Wednesday, 6 March 2013

One way the government can cut government spending at a stroke.




Put a legal maximum limit, let’s say of £80,000 (or tie it to the PM’s salary), that can be paid as salary to any one person who is paid directly or indirectly out of taxation. That’s all civil servants, education chiefs, police chiefs, NHS managers, defense staff, social services chiefs, council employees, government agency workers, quango members, and to include anyone working for any organisation that directly or indirectly accepts grants or funding from government taxpayers or council ‘ratepayers’ money. Nobody gets more than £80,000 per year salary from the taxpayer no matter what their job or who they are.

Anyone affected would have a choice of accepting redundancy – payments to be capped at minimum legal levels based on weeks’ salary per year worked in the post. – or of continuing the job at the new lower salary. Agencies and fake charities would have a choice, keep paying the boss or lose the grants. 

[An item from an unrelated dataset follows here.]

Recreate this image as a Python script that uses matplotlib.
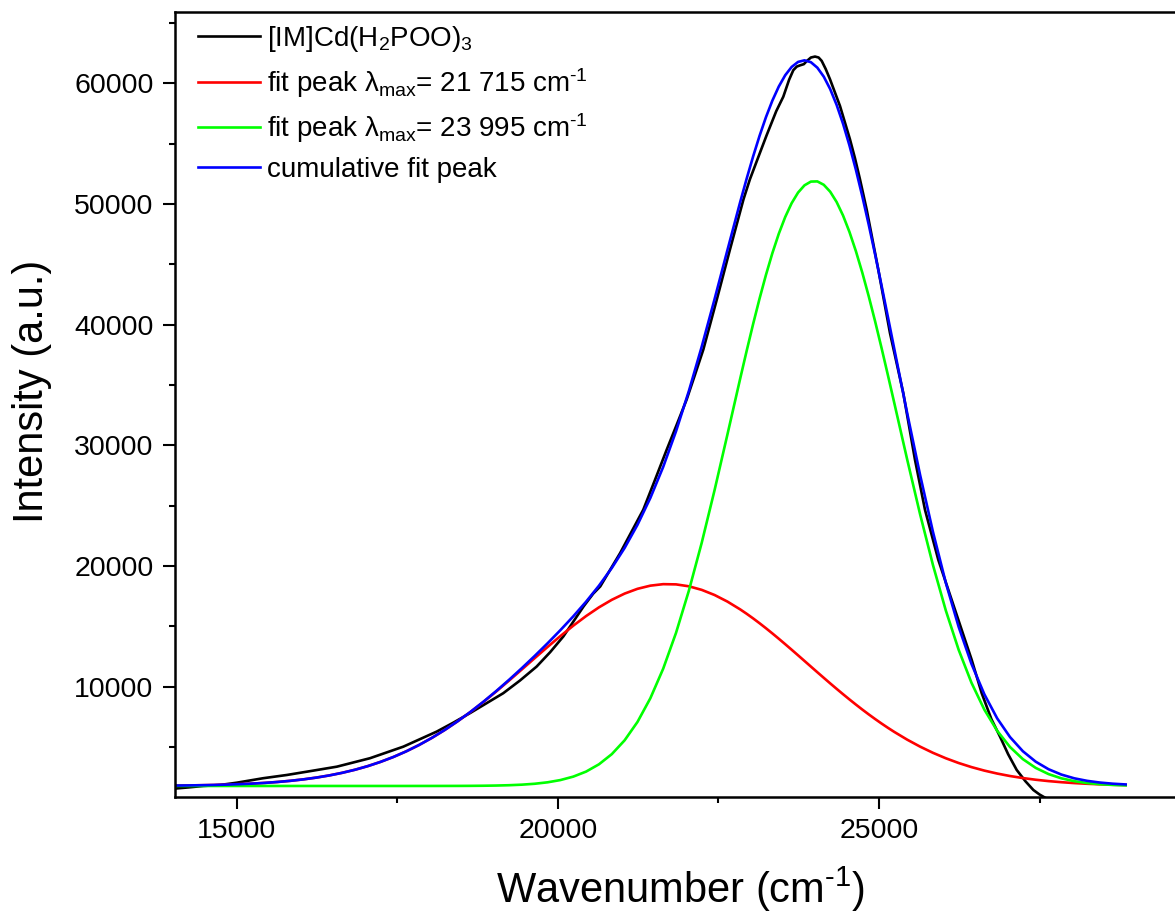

That sounds harsh, and somewhat left wing perhaps, but hard times mean drastic remedies and the pay gap between the top and bottom of public servants is more out of control than banker’s bonuses. 

No doubt plenty of well paid people would squeal, but in reality it’s considerably less harsh overall than the present method of cost saving in our public services, which leaves the well paid management level employees untouched or given golden handshakes to a revolving door next job, yet makes large numbers of low paid front line workers redundant with minimal generosity and leaves important front line public services understaffed and in crisis. 

Anyone can survive to a very good level of comfort on £80,000 per year, certainly they will be much better off than an ordinary £20,000 a year employee when thrown onto the dole, and that’s the alternative, every salary reduction at the top would save one or two lower paid jobs.


Every £100,000 person who chose redundancy would save up to 5 lower level employee jobs. That helps keep front line services running and restricts the jobless total to an increase of one rather than five, all of whome would need to be paid benefits.

There are plenty of intelligent, sensible and capable people who would be more than happy to work for £80,000 per year to fill the vacancies created by those who resigned rather than take a cut.